> **Data block**:
BEGIN

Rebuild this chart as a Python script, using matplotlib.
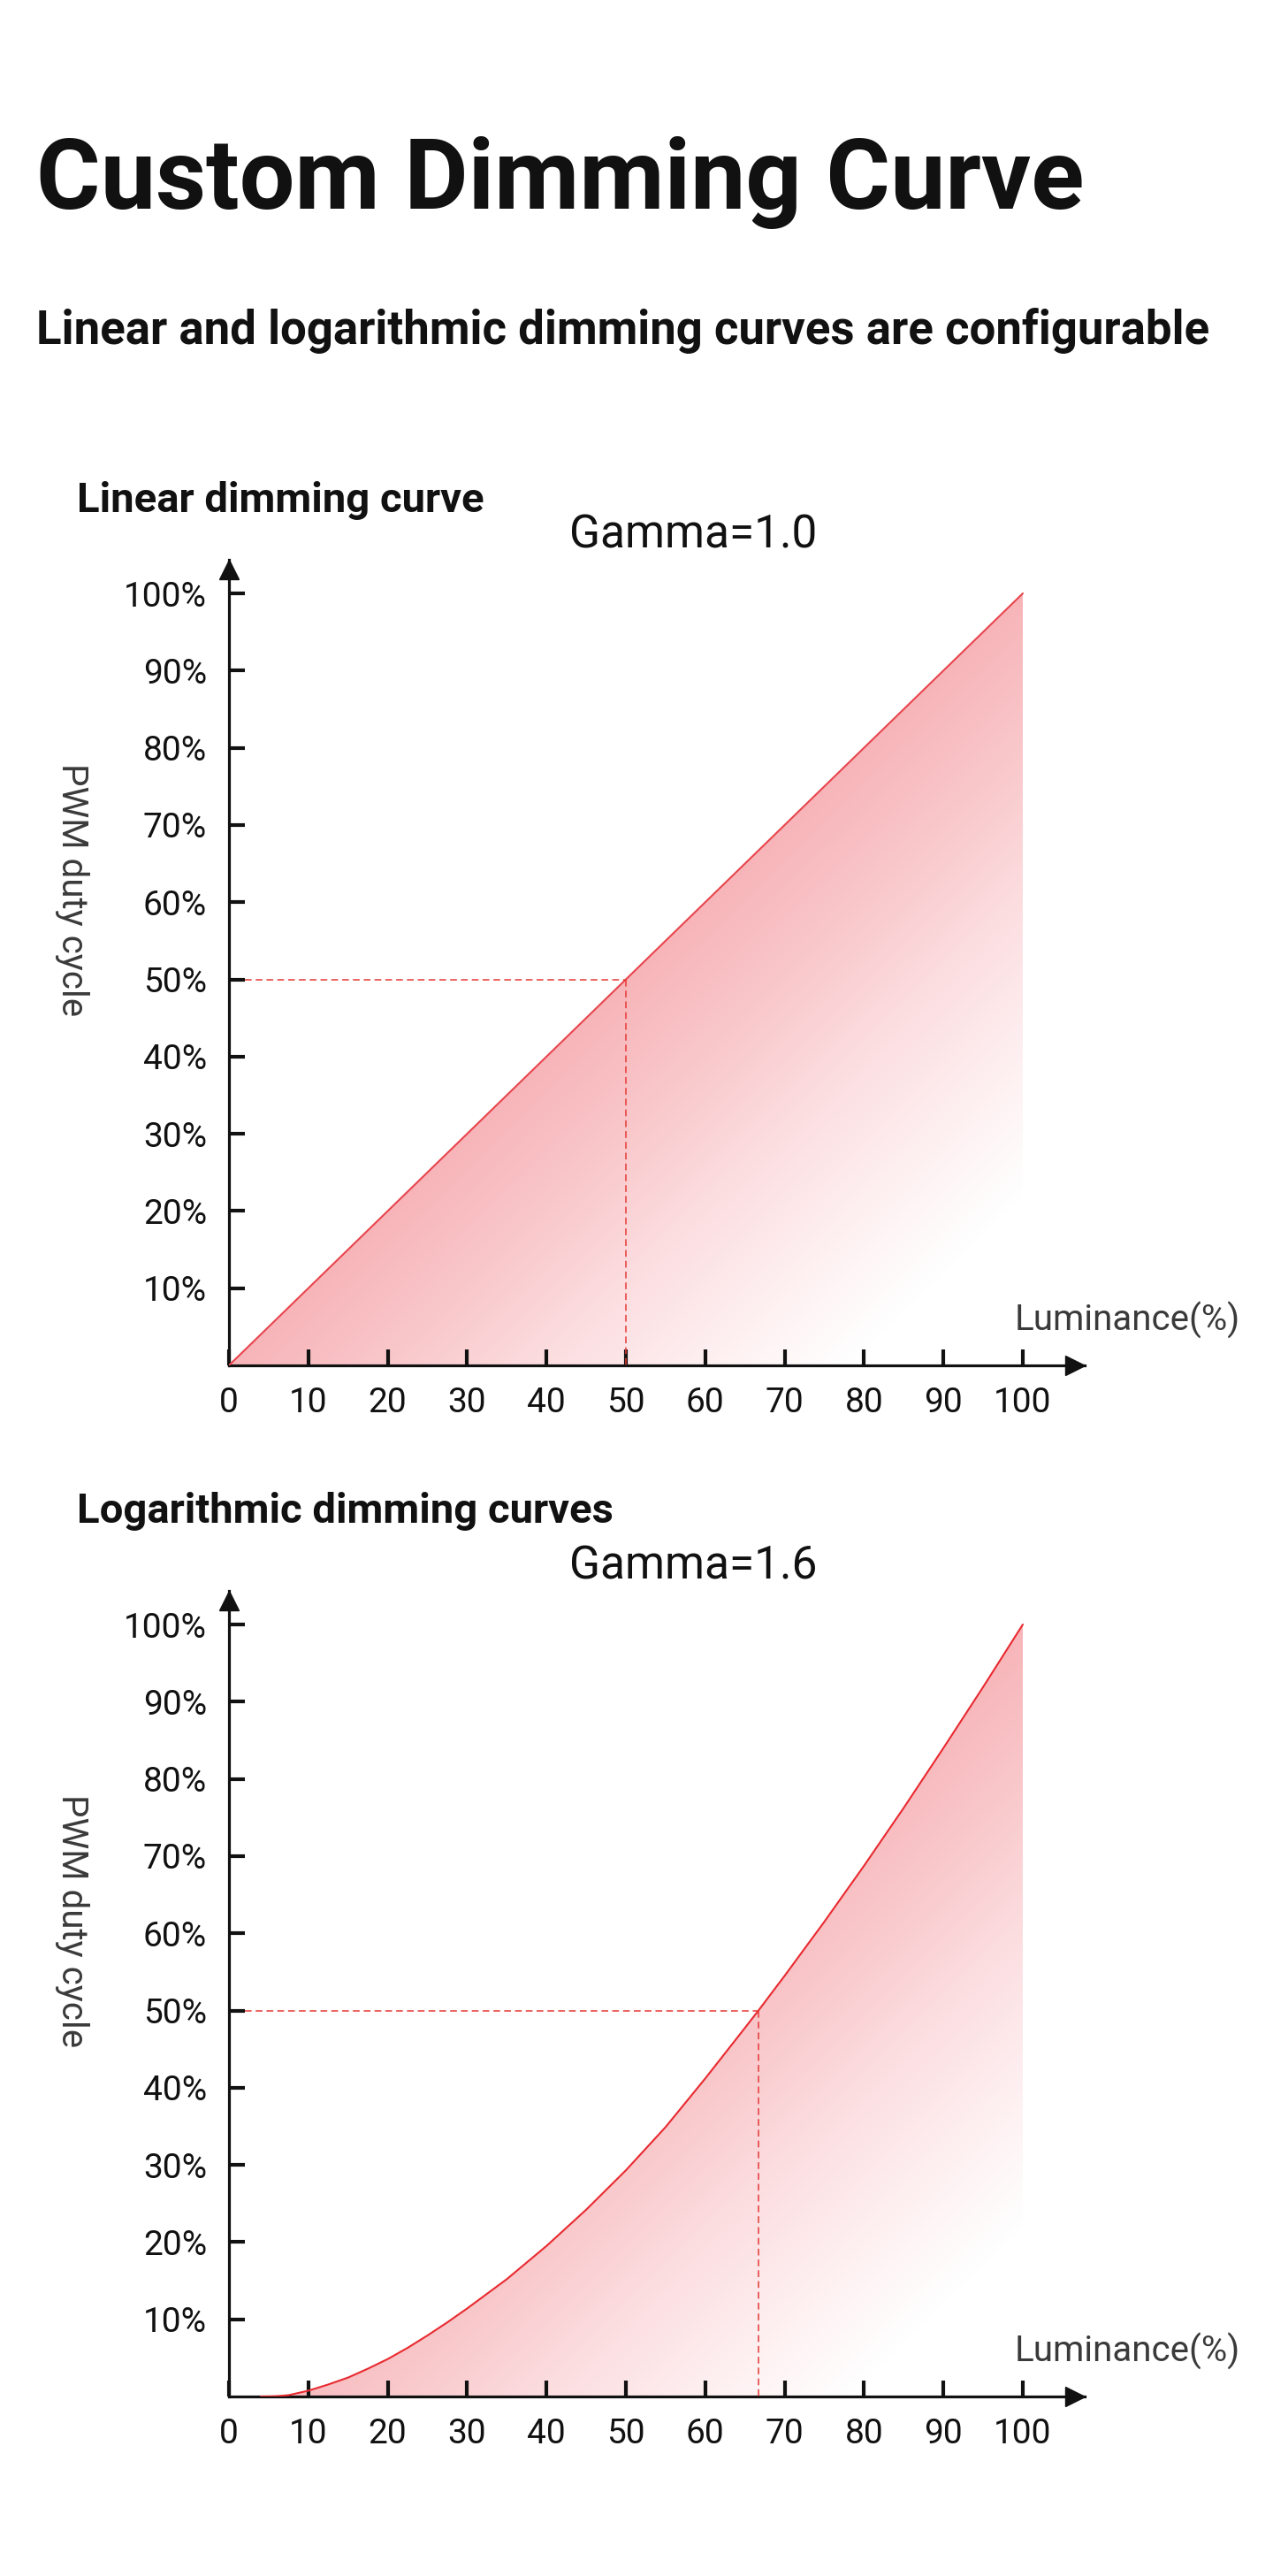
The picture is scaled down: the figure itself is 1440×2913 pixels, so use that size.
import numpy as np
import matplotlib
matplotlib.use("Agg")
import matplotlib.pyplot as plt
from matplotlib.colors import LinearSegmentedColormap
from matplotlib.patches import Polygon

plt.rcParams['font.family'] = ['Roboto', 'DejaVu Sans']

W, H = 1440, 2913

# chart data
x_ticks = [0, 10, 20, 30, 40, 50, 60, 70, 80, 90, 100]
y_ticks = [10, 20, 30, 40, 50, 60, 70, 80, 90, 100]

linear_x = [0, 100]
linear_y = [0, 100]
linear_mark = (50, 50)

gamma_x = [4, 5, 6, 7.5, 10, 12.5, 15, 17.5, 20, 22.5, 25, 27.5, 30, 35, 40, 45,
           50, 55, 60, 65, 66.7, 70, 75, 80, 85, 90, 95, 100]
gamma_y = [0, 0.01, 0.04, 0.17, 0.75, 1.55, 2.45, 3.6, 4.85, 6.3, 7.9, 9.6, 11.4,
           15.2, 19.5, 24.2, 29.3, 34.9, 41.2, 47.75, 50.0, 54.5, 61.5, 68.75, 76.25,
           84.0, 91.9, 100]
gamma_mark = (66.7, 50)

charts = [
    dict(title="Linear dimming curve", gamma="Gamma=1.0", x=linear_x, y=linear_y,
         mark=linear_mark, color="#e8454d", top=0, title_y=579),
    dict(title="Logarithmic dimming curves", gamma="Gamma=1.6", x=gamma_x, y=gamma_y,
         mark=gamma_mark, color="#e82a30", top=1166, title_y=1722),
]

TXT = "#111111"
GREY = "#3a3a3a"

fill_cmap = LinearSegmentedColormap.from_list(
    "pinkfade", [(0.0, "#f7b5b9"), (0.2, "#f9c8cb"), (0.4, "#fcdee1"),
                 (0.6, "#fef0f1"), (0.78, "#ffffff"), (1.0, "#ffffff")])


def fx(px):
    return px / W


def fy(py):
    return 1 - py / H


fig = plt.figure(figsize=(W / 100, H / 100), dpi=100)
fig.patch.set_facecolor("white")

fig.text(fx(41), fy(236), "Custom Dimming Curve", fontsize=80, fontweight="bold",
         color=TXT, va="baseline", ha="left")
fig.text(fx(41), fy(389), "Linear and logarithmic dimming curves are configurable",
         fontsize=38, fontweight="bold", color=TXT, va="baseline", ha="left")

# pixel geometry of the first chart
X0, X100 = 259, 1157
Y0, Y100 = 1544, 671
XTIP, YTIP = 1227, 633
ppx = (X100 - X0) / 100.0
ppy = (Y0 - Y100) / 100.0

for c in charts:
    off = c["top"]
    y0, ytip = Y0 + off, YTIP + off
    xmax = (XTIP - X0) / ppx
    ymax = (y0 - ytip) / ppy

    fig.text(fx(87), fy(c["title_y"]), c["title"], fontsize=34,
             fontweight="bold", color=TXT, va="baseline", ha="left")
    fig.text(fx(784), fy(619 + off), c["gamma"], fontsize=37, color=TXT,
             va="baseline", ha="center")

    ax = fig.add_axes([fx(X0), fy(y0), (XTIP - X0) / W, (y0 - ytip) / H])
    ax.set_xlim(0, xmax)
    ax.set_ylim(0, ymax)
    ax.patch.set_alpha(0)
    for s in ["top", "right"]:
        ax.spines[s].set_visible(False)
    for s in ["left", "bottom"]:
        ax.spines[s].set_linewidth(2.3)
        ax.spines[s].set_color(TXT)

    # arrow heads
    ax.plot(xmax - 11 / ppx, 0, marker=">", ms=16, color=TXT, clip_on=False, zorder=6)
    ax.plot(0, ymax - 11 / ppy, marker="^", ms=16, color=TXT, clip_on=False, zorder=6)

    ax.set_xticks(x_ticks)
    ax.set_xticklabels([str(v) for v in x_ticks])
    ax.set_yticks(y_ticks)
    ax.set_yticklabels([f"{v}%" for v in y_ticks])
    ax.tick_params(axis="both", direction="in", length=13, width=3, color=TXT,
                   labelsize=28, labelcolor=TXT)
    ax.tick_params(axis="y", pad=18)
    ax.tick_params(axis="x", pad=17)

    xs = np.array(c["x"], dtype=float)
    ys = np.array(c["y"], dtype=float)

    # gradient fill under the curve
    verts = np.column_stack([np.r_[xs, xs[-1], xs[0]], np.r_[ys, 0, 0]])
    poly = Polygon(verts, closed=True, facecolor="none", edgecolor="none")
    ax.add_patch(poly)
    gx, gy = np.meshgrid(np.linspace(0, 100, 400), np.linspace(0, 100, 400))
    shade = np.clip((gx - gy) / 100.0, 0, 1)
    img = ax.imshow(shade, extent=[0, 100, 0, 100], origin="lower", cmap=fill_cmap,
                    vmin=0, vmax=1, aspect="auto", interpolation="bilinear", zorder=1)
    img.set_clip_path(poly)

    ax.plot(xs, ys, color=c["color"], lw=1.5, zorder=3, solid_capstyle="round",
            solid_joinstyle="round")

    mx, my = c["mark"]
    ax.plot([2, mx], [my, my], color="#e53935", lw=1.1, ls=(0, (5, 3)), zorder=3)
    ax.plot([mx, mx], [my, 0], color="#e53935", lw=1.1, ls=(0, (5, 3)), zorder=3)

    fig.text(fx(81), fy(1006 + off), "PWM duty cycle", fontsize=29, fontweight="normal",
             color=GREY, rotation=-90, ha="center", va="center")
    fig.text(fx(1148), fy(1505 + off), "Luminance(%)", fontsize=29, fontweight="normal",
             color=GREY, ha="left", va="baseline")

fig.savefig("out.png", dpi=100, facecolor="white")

END

> **Task**: Print the data above verbatim from the first line through the line holding "gamma_mark = (66.7, 50)", leaving every picture out.

> **Solution for this problem**:
Rebuild this chart as a Python script, using matplotlib.
The picture is scaled down: the figure itself is 1440×2913 pixels, so use that size.
import numpy as np
import matplotlib
matplotlib.use("Agg")
import matplotlib.pyplot as plt
from matplotlib.colors import LinearSegmentedColormap
from matplotlib.patches import Polygon

plt.rcParams['font.family'] = ['Roboto', 'DejaVu Sans']

W, H = 1440, 2913

# chart data
x_ticks = [0, 10, 20, 30, 40, 50, 60, 70, 80, 90, 100]
y_ticks = [10, 20, 30, 40, 50, 60, 70, 80, 90, 100]

linear_x = [0, 100]
linear_y = [0, 100]
linear_mark = (50, 50)

gamma_x = [4, 5, 6, 7.5, 10, 12.5, 15, 17.5, 20, 22.5, 25, 27.5, 30, 35, 40, 45,
           50, 55, 60, 65, 66.7, 70, 75, 80, 85, 90, 95, 100]
gamma_y = [0, 0.01, 0.04, 0.17, 0.75, 1.55, 2.45, 3.6, 4.85, 6.3, 7.9, 9.6, 11.4,
           15.2, 19.5, 24.2, 29.3, 34.9, 41.2, 47.75, 50.0, 54.5, 61.5, 68.75, 76.25,
           84.0, 91.9, 100]
gamma_mark = (66.7, 50)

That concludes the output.